++++ DATA FOR THE TASK

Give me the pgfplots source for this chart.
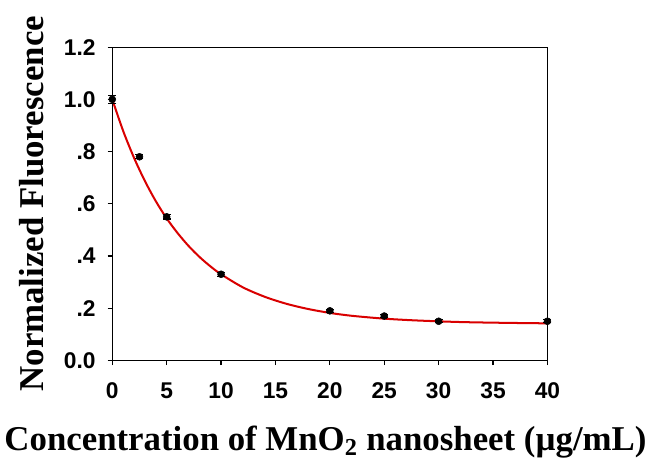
\documentclass[border=0pt]{standalone}
\usepackage{pgfplots}
\pgfplotsset{compat=1.18}
\usepackage{fontspec}
\setmainfont{Liberation Serif}
\newfontfamily\arialfont{Liberation Sans}
\begin{document}
\begin{tikzpicture}
\begin{axis}[
  scale only axis,
  width=325pt, height=234pt,
  xmin=0, xmax=40, ymin=0, ymax=1.2,
  xtick={0,5,...,40},
  ytick={0,0.2,0.4,0.6,0.8,1.0,1.2},
  yticklabels={0.0,.2,.4,.6,.8,1.0,1.2},
  tick align=outside,
  tick pos=left,
  major tick length=3.5pt,
  axis line style={line width=0.9pt},
  tick style={line width=0.9pt, black},
  /pgf/number format/assume math mode=true,
  tick label style={font=\arialfont\bfseries\fontsize{17}{20}\selectfont},
  xticklabel style={yshift=-9.5pt},
  yticklabel style={xshift=-5.5pt},
  xlabel={Concentration of MnO\textsubscript{2} nanosheet (µg/mL)},
  ylabel={Normalized Fluorescence},
  label style={font=\bfseries\fontsize{26}{30}\selectfont},
  xlabel style={at={(axis description cs:0.49,-0.288)}, anchor=base},
  ylabel style={at={(axis description cs:-0.158,0.5)}, anchor=base, inner xsep=12pt},
  clip=false,
]
\addplot[red!85!black, line width=1.5pt, smooth] coordinates {
(0,1.0) (1,0.879) (2,0.776) (3,0.687) (4,0.610) (5,0.544) (6,0.488) (7,0.439)
(8,0.397) (9,0.361) (10,0.330) (12,0.280) (14,0.244) (16,0.217) (18,0.197)
(20,0.182) (22,0.171) (25,0.160) (28,0.153) (32,0.147) (36,0.144) (40,0.142)};
\addplot[only marks, mark=*, mark size=2.6pt, black,
  error bars/.cd, y dir=both, y explicit, error bar style={line width=0.9pt},
  error mark options={rotate=90, mark size=3pt, line width=0.9pt}]
  coordinates {
  (0,1.0) +- (0,0.015)
  (2.5,0.78) +- (0,0.008)
  (5,0.55) +- (0,0.008)
  (10,0.33) +- (0,0.008)
  (20,0.19) +- (0,0.006)
  (25,0.17) +- (0,0.006)
  (30,0.15) +- (0,0.006)
  (40,0.15) +- (0,0.006)
  };
\end{axis}
\end{tikzpicture}
\end{document}
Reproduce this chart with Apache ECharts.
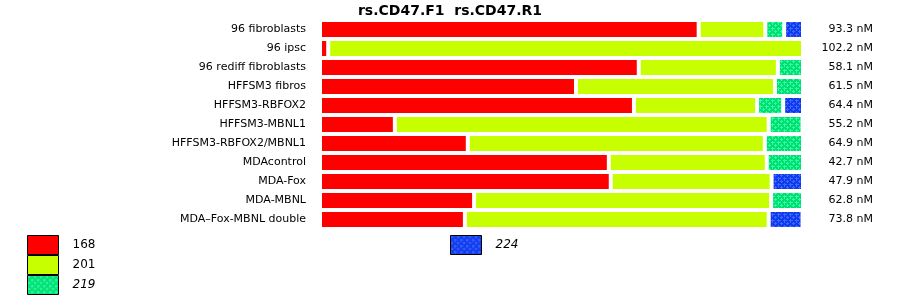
<!DOCTYPE html>
<html>
<head>
<meta charset="utf-8">
<script src="https://cdn.jsdelivr.net/npm/echarts@6/dist/echarts.min.js"></script>
<style>html,body{margin:0;padding:0;background:#fff;}#c{width:900px;height:299px;}</style>
</head>
<body>
<div id="c"></div>
<script>
const categories = ['96 fibroblasts','96 ipsc','96 rediff fibroblasts','HFFSM3 fibros','HFFSM3-RBFOX2','HFFSM3-MBNL1','HFFSM3-RBFOX2/MBNL1','MDAcontrol','MDA-Fox','MDA-MBNL','MDA\u2013Fox-MBNL double'];
const concLabels = ['93.3 nM','102.2 nM','58.1 nM','61.5 nM','64.4 nM','55.2 nM','64.9 nM','42.7 nM','47.9 nM','62.8 nM','73.8 nM'];
const seriesNames = ['168','201','219','224'];
const s168 = [78.4, 1.7, 66.0, 53.0, 65.0, 15.5, 30.6, 59.8, 60.2, 31.9, 30.0];
const s201 = [13.8, 98.3, 28.8, 41.2, 25.5, 77.4, 61.5, 32.7, 33.3, 61.5, 62.9];
const s219 = [3.9, null, 5.2, 5.8, 5.4, 7.0, 7.9, 7.5, null, 6.6, null];
const s224 = [3.9, null, null, null, 4.1, null, null, null, 6.5, null, 7.0];
const titleText = 'rs.CD47.F1  rs.CD47.R1';

function makePattern(base, dot) {
  const c = document.createElement('canvas');
  c.width = 6; c.height = 6;
  const g = c.getContext('2d');
  g.fillStyle = base; g.fillRect(0, 0, 6, 6);
  g.fillStyle = dot;
  function plus(x, y) {
    g.fillRect(x - 1, y, 3, 1);
    g.fillRect(x, y - 1, 1, 3);
  }
  plus(1, 1); plus(4, 4);
  g.fillRect(0, 4, 1, 1); g.fillRect(4, 0, 1, 1);
  return c;
}
const tealPat = makePattern('#00dd77', '#33ff99');
const bluePat = makePattern('#1038ee', '#3a6aff');

const colors = ['#ff0000', '#c8ff00', {image: tealPat, repeat: 'repeat'}, {image: bluePat, repeat: 'repeat'}];
const dataSets = [s168, s201, s219, s224];
const font = 'DejaVu Sans';

const chart = echarts.init(document.getElementById('c'), null, {renderer: 'canvas'});
chart.setOption({
  animation: false,
  backgroundColor: '#fff',
  title: {
    text: titleText, left: 'center', top: 4, padding: 0,
    textStyle: {fontFamily: font, fontSize: 14, fontWeight: 'bold', color: '#000'}
  },
  grid: {left: 320, right: 97, top: 20, height: 209},
  xAxis: {type: 'value', min: 0, max: 100, show: false},
  yAxis: [{
    type: 'category', data: categories, inverse: true,
    axisLine: {show: false}, axisTick: {show: false}, splitLine: {show: false},
    axisLabel: {fontFamily: font, fontSize: 11, color: '#000', margin: 14}
  }, {
    type: 'category', data: concLabels, inverse: true, position: 'right',
    axisLine: {show: false}, axisTick: {show: false}, splitLine: {show: false},
    axisLabel: {fontFamily: font, fontSize: 11, color: '#000', margin: 70, align: 'right'}
  }],
  legend: [{
    left: 27, top: 235, orient: 'vertical', itemWidth: 31, itemHeight: 19, itemGap: 0,
    padding: 0, height: 80,
    icon: 'rect',
    data: [{name: '168'}, {name: '201'}, {name: '219', textStyle: {fontStyle: 'italic'}}],
    itemStyle: {borderColor: '#000', borderWidth: 1},
    textStyle: {fontFamily: font, fontSize: 12, color: '#000', padding: [0, 0, 0, 9]}
  }, {
    left: 450, top: 235, orient: 'vertical', itemWidth: 31, itemHeight: 19,
    padding: 0,
    icon: 'rect',
    data: [{name: '224', textStyle: {fontStyle: 'italic'}}],
    itemStyle: {borderColor: '#000', borderWidth: 1},
    textStyle: {fontFamily: font, fontSize: 12, color: '#000', padding: [0, 0, 0, 9]}
  }],
  series: seriesNames.map((n, i) => ({
    name: n, type: 'bar', stack: 'all', barWidth: 19,
    data: dataSets[i],
    itemStyle: {color: colors[i], borderColor: '#fff', borderWidth: 2},
    emphasis: {disabled: true}
  }))
});
</script>
</body>
</html>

++++++++

§ WHAT IS BEING ASKED:
Above are some records. Report the number of their lines that include "this", and add nothing else.

§ SOLUTION TO THE EXERCISE:
2